## What you need to do:
It is required that the lines from the top of the listing through the line with "40, 45, 50];" be reproduced exactly, excluding pictures.

## Material:
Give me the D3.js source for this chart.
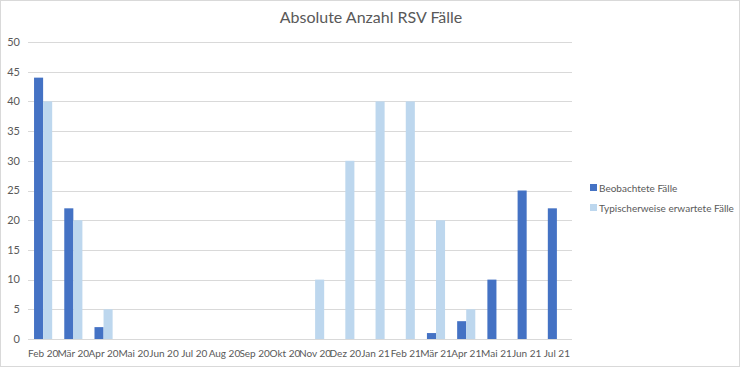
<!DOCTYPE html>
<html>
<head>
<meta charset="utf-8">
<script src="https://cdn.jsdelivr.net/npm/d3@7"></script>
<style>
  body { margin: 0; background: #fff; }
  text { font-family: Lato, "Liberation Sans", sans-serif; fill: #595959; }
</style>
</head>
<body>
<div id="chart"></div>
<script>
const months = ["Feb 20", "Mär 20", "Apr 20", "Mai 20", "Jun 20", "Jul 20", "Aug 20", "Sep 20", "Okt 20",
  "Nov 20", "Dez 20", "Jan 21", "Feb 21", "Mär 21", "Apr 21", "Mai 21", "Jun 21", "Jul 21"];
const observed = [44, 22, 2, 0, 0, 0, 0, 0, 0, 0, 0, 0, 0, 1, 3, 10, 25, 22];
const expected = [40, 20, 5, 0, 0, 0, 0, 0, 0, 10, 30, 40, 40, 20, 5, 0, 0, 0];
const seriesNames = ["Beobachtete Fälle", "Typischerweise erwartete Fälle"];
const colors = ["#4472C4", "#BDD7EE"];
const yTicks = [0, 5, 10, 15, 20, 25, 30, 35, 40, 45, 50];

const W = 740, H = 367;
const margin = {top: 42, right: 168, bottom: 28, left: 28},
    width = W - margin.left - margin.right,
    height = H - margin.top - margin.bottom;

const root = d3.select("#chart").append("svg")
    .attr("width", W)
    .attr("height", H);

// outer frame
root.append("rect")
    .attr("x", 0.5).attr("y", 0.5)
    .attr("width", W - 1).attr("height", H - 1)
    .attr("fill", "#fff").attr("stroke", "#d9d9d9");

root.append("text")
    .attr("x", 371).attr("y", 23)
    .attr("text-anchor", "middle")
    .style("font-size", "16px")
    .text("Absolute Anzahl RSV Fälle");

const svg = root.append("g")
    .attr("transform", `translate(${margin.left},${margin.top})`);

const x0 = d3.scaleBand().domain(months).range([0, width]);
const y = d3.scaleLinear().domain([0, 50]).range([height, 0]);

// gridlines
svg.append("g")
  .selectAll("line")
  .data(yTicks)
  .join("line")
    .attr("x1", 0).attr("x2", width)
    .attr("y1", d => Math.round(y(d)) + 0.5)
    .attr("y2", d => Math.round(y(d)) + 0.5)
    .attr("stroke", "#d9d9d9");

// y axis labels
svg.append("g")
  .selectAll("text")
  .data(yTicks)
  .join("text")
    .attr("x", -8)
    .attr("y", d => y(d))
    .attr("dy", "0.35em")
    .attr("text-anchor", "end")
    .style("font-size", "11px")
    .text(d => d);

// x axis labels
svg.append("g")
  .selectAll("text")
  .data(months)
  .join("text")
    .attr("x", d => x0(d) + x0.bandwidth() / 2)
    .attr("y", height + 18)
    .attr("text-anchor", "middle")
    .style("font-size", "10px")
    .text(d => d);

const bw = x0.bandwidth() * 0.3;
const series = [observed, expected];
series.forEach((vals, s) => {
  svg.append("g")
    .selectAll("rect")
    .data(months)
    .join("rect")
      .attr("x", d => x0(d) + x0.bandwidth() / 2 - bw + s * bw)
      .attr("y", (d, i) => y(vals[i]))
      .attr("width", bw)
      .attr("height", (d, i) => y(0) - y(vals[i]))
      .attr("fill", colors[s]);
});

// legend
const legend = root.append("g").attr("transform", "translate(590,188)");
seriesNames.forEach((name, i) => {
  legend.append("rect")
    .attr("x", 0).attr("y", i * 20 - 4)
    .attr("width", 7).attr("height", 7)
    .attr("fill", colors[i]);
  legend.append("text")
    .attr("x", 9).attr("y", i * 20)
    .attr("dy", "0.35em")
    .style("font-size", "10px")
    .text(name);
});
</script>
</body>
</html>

## The answer:
Give me the D3.js source for this chart.
<!DOCTYPE html>
<html>
<head>
<meta charset="utf-8">
<script src="https://cdn.jsdelivr.net/npm/d3@7"></script>
<style>
  body { margin: 0; background: #fff; }
  text { font-family: Lato, "Liberation Sans", sans-serif; fill: #595959; }
</style>
</head>
<body>
<div id="chart"></div>
<script>
const months = ["Feb 20", "Mär 20", "Apr 20", "Mai 20", "Jun 20", "Jul 20", "Aug 20", "Sep 20", "Okt 20",
  "Nov 20", "Dez 20", "Jan 21", "Feb 21", "Mär 21", "Apr 21", "Mai 21", "Jun 21", "Jul 21"];
const observed = [44, 22, 2, 0, 0, 0, 0, 0, 0, 0, 0, 0, 0, 1, 3, 10, 25, 22];
const expected = [40, 20, 5, 0, 0, 0, 0, 0, 0, 10, 30, 40, 40, 20, 5, 0, 0, 0];
const seriesNames = ["Beobachtete Fälle", "Typischerweise erwartete Fälle"];
const colors = ["#4472C4", "#BDD7EE"];
const yTicks = [0, 5, 10, 15, 20, 25, 30, 35, 40, 45, 50];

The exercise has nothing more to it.